El caso de Fran tiene ilustres antecedentes, entre los que cabe destacar a Chance (¡Bienvenido, mister Chance!), un jardinero analfabeto y en paro interpretado por un impagable Peter Sellers que, al conocer a Eve (la gran Shirley MacLaine), llegará sin pretenderlo a lo más alto del artificialismo social, donde será recibido como una bocanada de aire fresco. La idiotez de las élites necesita de inofensivos filósofos callados que escuchen y suscriban sus palabras.

También mi hermano Joan Barril tocó el tema del mágico ascensor social en su novela Un submarí a les estovalles, luego llevada al cine y reconvertida en canción por Joan Manuel Serrat. Salam Rachid, emigrante marroquí en Barcelona sin papeles y sin un céntimo pero vestido impecablemente, es confundido con uno de los participantes en un congreso internacional de altos vuelos, y como tal asiste a su primer cóctel.

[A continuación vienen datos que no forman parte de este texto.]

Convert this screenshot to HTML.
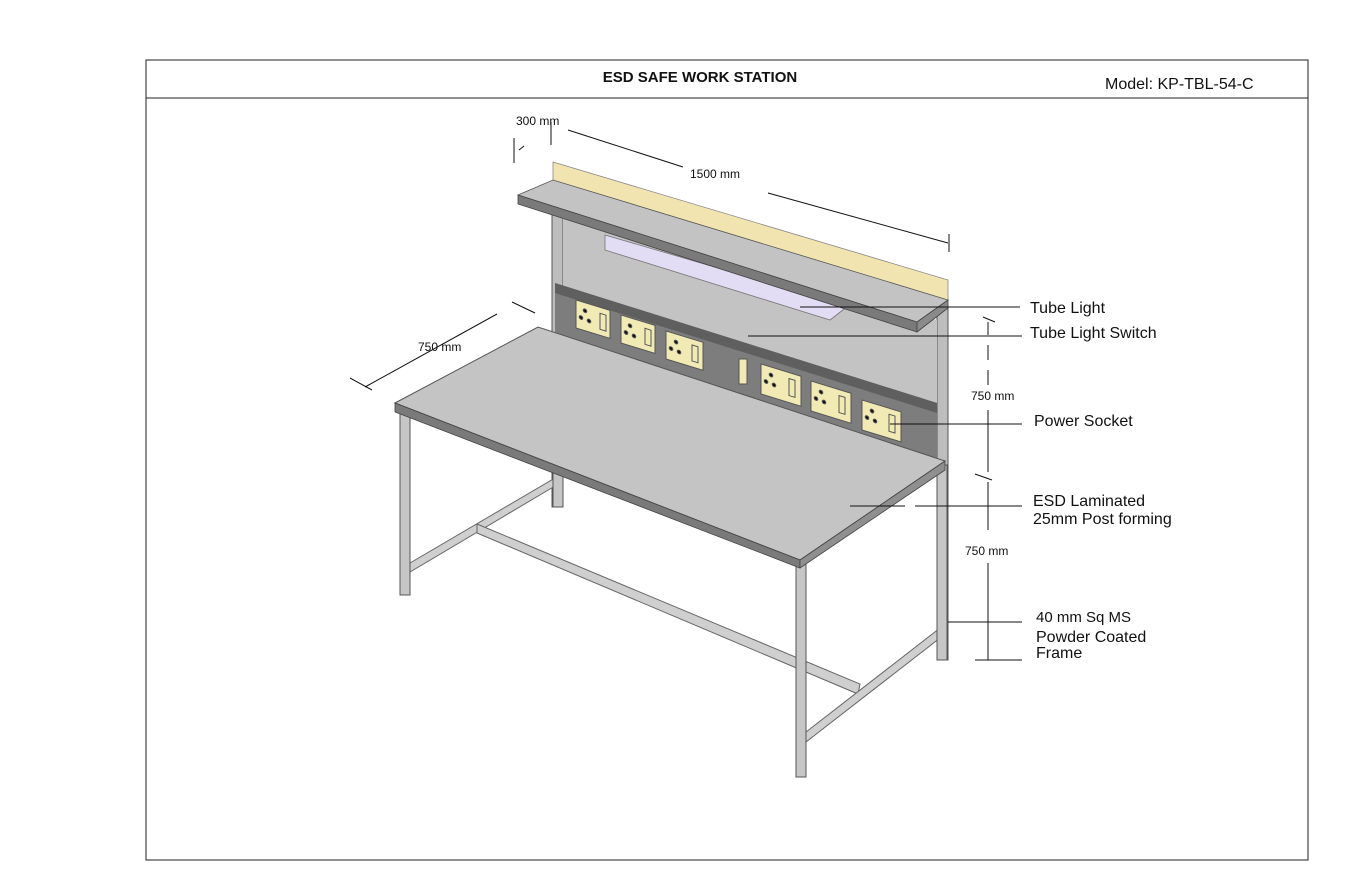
<!DOCTYPE html>
<html><head><meta charset="utf-8"><style>
html,body{margin:0;padding:0;background:#fff;}
svg{display:block;}
text{font-family:"Liberation Sans",sans-serif;fill:#111;}
</style></head><body>
<svg width="1360" height="884" viewBox="0 0 1360 884" xmlns="http://www.w3.org/2000/svg">
<rect x="146" y="60" width="1162" height="800" fill="none" stroke="#222" stroke-width="1"/>
<line x1="146" y1="98" x2="1308" y2="98" stroke="#222"/>
<text x="700" y="82" font-size="15" font-weight="bold" text-anchor="middle">ESD SAFE WORK STATION</text>
<text x="1105" y="89" font-size="16">Model: KP-TBL-54-C</text>

<!-- yellow backboard -->
<polygon points="553,162 948,280 948,302 553,184" fill="#f1e4b0" stroke="#888" stroke-width="0.8"/>
<!-- back posts -->
<rect x="552" y="200" width="11" height="307" fill="#bdbdbd" stroke="#555" stroke-width="1"/>
<rect x="937" y="305" width="11" height="355" fill="#bdbdbd" stroke="#555" stroke-width="1"/>
<!-- back panel -->
<polygon points="563,212 937,320 937,470 563,340" fill="#c3c3c3"/>
<!-- dark strip -->
<polygon points="555,283 937,403 937,470 555,335" fill="#7d7d7d"/>
<polygon points="555,283 937,403 937,413 555,293" fill="#5f5f5f"/>
<!-- sockets -->
<g stroke="#555" stroke-width="1" fill="#f2eab5">
<g transform="translate(576,300) skewY(17)"><rect width="34" height="28"/><rect x="24" y="6" width="6" height="16" fill="none"/><circle cx="9" cy="8" r="1.8" fill="#111"/><circle cx="5" cy="16" r="1.8" fill="#111"/><circle cx="13" cy="17" r="1.8" fill="#111"/></g>
<g transform="translate(621,315) skewY(17)"><rect width="34" height="28"/><rect x="24" y="6" width="6" height="16" fill="none"/><circle cx="9" cy="8" r="1.8" fill="#111"/><circle cx="5" cy="16" r="1.8" fill="#111"/><circle cx="13" cy="17" r="1.8" fill="#111"/></g>
<g transform="translate(666,331) skewY(17)"><rect width="37" height="28"/><rect x="26" y="6" width="6" height="16" fill="none"/><circle cx="10" cy="8" r="1.8" fill="#111"/><circle cx="5" cy="16" r="1.8" fill="#111"/><circle cx="13" cy="17" r="1.8" fill="#111"/></g>
<g transform="translate(761,364) skewY(17)"><rect width="40" height="30"/><rect x="28" y="6" width="6" height="17" fill="none"/><circle cx="10" cy="8" r="1.8" fill="#111"/><circle cx="5" cy="16" r="1.8" fill="#111"/><circle cx="13" cy="17" r="1.8" fill="#111"/></g>
<g transform="translate(811,381) skewY(17)"><rect width="40" height="30"/><rect x="28" y="6" width="6" height="17" fill="none"/><circle cx="10" cy="8" r="1.8" fill="#111"/><circle cx="5" cy="16" r="1.8" fill="#111"/><circle cx="13" cy="17" r="1.8" fill="#111"/></g>
<g transform="translate(862,400) skewY(17)"><rect width="39" height="30"/><rect x="27" y="6" width="6" height="17" fill="none"/><circle cx="10" cy="8" r="1.8" fill="#111"/><circle cx="5" cy="16" r="1.8" fill="#111"/><circle cx="13" cy="17" r="1.8" fill="#111"/></g>
<rect x="739" y="359" width="8" height="25" fill="#f2eab5"/>
</g>
<!-- tube light -->
<polygon points="605,235 848,306 830,320 605,250" fill="#e2dcf4" stroke="#777" stroke-width="0.8"/>
<!-- shelf -->
<polygon points="518,195 553,180 948,300 917,322" fill="#c3c3c3" stroke="#555" stroke-width="0.8"/>
<polygon points="518,195 917,322 917,332 518,204" fill="#7a7a7a" stroke="#444" stroke-width="0.8"/>
<polygon points="917,322 948,300 948,308 917,332" fill="#8a8a8a" stroke="#444" stroke-width="0.8"/>

<!-- rails -->
<g fill="#cfcfcf" stroke="#666" stroke-width="1">
<polygon points="410,563 555,478 555,486 410,572"/>
<polygon points="477,524 860,684 858,694 477,533"/>
<polygon points="806,732 940,628 940,638 806,742"/>
</g>
<!-- legs -->
<g fill="#c6c6c6" stroke="#555" stroke-width="1">
<rect x="553" y="470" width="10" height="37"/>
<rect x="400" y="410" width="10" height="185"/>
<rect x="796" y="563" width="10" height="214"/>
<rect x="937" y="465" width="10" height="195"/>
</g>
<!-- desktop -->
<polygon points="395,403 538,327 945,461 800,560" fill="#c4c4c4" stroke="#555" stroke-width="1"/>
<polygon points="395,403 800,560 800,568 395,412" fill="#7a7a7a" stroke="#444" stroke-width="0.8"/>
<polygon points="800,560 945,461 945,470 800,568" fill="#8f8f8f" stroke="#444" stroke-width="0.8"/>

<!-- leader lines -->
<g stroke="#111" stroke-width="1" fill="none">
<line x1="800" y1="307" x2="1020" y2="307"/>
<line x1="748" y1="336" x2="1022" y2="336"/>
<line x1="890" y1="424" x2="1022" y2="424"/>
<line x1="850" y1="506" x2="905" y2="506"/>
<line x1="915" y1="506" x2="1022" y2="506"/>
<line x1="948" y1="622" x2="1022" y2="622"/>
<!-- dims -->
<line x1="568" y1="130" x2="683" y2="167"/>
<line x1="768" y1="193" x2="948" y2="243"/>
<line x1="949" y1="234" x2="949" y2="252"/>
<line x1="551" y1="122" x2="551" y2="145"/>
<line x1="514" y1="138" x2="514" y2="163"/>
<line x1="519" y1="150" x2="524" y2="146"/>
<line x1="365" y1="387" x2="497" y2="314"/>
<line x1="350" y1="378" x2="372" y2="390"/>
<line x1="512" y1="302" x2="535" y2="313"/>
<line x1="983" y1="317" x2="995" y2="322"/>
<line x1="988" y1="322" x2="988" y2="335"/>
<line x1="988" y1="345" x2="988" y2="360"/>
<line x1="988" y1="370" x2="988" y2="385"/>
<line x1="988" y1="410" x2="988" y2="472"/>
<line x1="975" y1="474" x2="992" y2="480"/>
<line x1="988" y1="482" x2="988" y2="530"/>
<line x1="988" y1="563" x2="988" y2="660"/>
<line x1="975" y1="660" x2="1022" y2="660"/>
</g>
<text x="516" y="125" font-size="12">300 mm</text>
<text x="690" y="178" font-size="12">1500 mm</text>
<text x="418" y="351" font-size="12">750 mm</text>
<text x="971" y="400" font-size="12">750 mm</text>
<text x="965" y="555" font-size="12">750 mm</text>
<text x="1030" y="313" font-size="16">Tube Light</text>
<text x="1030" y="338" font-size="16">Tube Light Switch</text>
<text x="1034" y="426" font-size="16">Power Socket</text>
<text x="1033" y="506" font-size="16">ESD Laminated</text>
<text x="1033" y="524" font-size="16">25mm Post forming</text>
<text x="1036" y="622" font-size="15">40 mm Sq MS</text>
<text x="1036" y="642" font-size="16">Powder Coated</text>
<text x="1036" y="658" font-size="16">Frame</text>
</svg>
</body></html>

Su vertiginoso ascenso le llevará a tratar de tú a tú al mismísimo Jordi Pujol, e incluso a personajes más decentes.

Todo pagado en los bares

Si un servidor de ustedes estuviera económicamente en las últimas, como Chance o Rachid, tengo muy claro lo que haría: irme a un fotógrafo de los de antes a que me inmortalizase, y luego, con mis últimos ahorrillos, mandar imprimir unos miles de carteles de grandes dimensiones y fijarlos en los pirulís del centro de la ciudad: me convertiría de la noche a la mañana en un famoso, la gente se giraría a mi paso, me pedirían autógrafos, lo tendría todo pagado en bares y restaurantes y no tardarían en llegarme suculentas ofertas laborales.

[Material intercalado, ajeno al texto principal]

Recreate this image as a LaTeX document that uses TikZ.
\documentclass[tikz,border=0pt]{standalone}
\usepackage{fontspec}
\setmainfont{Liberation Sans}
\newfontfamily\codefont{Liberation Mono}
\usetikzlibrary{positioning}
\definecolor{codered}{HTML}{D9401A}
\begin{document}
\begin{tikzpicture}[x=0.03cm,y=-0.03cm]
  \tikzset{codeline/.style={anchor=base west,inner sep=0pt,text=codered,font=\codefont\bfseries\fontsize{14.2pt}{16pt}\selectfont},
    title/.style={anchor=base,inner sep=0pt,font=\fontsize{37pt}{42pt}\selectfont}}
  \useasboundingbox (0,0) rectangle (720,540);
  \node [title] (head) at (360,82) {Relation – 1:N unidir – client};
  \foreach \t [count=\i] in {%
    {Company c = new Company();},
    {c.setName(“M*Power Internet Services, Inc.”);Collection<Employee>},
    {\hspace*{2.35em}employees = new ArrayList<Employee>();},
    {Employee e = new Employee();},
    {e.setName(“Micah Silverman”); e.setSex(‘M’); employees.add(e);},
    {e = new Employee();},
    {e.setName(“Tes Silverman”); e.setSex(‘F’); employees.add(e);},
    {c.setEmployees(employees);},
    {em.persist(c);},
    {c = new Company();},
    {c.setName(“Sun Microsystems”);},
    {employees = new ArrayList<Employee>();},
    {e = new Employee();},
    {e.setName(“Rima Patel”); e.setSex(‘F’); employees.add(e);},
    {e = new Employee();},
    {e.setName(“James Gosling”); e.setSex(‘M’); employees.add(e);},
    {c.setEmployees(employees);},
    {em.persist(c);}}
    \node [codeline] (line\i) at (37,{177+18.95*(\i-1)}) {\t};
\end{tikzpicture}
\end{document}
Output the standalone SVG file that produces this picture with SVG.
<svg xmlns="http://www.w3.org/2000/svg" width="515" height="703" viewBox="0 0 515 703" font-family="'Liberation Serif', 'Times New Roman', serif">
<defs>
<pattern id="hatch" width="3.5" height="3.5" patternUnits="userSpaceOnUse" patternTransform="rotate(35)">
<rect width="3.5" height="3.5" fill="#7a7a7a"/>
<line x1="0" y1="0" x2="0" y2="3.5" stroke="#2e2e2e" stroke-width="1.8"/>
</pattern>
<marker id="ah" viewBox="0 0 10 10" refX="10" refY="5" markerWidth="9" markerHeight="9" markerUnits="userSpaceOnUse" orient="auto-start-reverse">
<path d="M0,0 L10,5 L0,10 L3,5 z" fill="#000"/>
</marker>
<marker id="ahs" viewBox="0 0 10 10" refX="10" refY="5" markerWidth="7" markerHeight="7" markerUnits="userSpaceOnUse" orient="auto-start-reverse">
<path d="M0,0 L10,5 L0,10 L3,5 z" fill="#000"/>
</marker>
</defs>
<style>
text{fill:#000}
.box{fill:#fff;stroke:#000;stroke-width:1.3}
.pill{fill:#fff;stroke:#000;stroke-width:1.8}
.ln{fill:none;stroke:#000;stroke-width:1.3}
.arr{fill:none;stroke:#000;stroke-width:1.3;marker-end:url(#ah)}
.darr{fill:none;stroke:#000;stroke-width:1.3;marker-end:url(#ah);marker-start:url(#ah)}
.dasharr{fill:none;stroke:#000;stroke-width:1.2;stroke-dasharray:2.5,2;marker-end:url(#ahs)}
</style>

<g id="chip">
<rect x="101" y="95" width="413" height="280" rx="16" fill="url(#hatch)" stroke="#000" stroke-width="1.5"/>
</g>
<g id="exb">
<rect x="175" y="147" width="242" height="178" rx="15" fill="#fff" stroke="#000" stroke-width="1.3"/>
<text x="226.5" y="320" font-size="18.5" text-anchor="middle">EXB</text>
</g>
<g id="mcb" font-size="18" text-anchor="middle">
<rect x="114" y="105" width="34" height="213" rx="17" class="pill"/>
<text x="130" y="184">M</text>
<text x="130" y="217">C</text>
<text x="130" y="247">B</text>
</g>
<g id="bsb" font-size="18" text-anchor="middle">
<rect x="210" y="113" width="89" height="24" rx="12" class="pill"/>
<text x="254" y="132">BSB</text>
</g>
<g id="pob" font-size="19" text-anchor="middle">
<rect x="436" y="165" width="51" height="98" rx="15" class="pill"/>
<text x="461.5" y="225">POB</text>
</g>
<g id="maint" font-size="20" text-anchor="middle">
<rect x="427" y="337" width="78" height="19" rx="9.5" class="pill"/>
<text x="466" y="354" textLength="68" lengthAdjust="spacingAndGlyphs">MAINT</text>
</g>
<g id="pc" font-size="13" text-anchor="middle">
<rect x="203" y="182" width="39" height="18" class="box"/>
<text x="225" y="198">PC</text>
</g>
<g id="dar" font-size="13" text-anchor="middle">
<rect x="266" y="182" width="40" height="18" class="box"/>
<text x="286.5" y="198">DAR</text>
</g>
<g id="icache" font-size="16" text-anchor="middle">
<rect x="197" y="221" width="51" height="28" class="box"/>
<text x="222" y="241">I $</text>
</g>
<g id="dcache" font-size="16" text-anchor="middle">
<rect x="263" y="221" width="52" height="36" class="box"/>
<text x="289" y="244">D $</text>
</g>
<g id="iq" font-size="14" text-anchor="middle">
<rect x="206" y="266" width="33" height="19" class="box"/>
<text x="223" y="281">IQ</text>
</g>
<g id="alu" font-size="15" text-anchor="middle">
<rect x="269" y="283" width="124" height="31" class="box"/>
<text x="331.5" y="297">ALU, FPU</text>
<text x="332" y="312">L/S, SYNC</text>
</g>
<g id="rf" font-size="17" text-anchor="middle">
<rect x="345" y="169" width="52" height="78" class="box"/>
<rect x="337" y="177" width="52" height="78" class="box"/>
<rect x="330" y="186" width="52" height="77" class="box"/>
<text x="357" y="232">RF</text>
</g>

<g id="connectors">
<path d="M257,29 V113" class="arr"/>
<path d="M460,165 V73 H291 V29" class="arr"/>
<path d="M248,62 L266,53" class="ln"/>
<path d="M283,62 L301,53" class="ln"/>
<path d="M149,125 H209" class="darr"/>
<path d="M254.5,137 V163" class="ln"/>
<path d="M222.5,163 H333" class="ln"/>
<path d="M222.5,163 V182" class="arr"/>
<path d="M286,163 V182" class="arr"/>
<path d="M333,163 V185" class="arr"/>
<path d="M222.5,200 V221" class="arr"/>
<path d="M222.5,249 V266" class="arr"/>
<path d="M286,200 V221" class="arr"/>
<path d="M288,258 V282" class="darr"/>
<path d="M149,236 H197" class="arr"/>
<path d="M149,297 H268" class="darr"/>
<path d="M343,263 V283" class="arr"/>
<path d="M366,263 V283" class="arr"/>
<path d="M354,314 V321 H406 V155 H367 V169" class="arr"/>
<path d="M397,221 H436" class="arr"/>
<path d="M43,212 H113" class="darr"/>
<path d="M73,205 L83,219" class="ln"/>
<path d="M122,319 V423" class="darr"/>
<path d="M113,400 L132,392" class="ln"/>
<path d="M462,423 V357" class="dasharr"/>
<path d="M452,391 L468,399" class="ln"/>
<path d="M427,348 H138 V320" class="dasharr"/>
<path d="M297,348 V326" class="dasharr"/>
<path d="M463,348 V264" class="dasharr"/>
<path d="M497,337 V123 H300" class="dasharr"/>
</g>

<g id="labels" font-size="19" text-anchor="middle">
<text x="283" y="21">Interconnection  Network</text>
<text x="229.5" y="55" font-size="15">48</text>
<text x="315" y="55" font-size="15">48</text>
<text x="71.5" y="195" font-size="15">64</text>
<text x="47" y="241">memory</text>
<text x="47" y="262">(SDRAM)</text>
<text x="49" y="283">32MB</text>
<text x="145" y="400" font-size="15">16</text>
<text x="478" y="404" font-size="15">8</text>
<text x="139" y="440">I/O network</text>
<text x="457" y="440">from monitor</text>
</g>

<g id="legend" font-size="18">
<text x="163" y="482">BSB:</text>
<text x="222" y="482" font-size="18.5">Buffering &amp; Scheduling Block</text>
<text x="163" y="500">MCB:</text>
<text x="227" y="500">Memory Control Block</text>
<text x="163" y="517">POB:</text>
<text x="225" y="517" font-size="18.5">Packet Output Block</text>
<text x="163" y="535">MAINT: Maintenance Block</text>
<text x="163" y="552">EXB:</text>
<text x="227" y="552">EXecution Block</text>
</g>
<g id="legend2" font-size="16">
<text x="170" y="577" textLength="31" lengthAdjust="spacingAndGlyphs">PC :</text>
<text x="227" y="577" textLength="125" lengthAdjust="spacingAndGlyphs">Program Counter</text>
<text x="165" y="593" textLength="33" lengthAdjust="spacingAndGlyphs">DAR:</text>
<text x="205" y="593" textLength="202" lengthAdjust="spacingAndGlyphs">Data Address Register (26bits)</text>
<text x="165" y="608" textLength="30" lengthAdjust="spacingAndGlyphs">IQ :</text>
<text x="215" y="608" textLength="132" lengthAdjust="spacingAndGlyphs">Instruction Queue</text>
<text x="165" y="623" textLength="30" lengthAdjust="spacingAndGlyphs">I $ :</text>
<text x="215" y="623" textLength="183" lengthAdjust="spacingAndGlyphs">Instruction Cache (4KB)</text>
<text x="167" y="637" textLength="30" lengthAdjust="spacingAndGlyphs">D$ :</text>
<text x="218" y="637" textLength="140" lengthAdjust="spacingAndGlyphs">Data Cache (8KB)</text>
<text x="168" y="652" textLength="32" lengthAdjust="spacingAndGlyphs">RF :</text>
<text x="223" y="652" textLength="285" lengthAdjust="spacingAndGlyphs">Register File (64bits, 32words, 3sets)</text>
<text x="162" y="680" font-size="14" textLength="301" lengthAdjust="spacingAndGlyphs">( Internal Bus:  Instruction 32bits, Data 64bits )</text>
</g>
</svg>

También se me ha pasado por la cabeza la posibilidad de pasearme unas cuantas horas al día por los alrededores de la Sagrada Família intentando colarme, de fondo, en las muchas fotografías que los japoneses se toman a sí mismos, y luego largarme a Tokio. También allí todo el mundo me reconocería (¡el de la foto!) y me invitaría a cenar delicias en su casa para contemplar juntos las instantáneas que nos unen ya de por vida.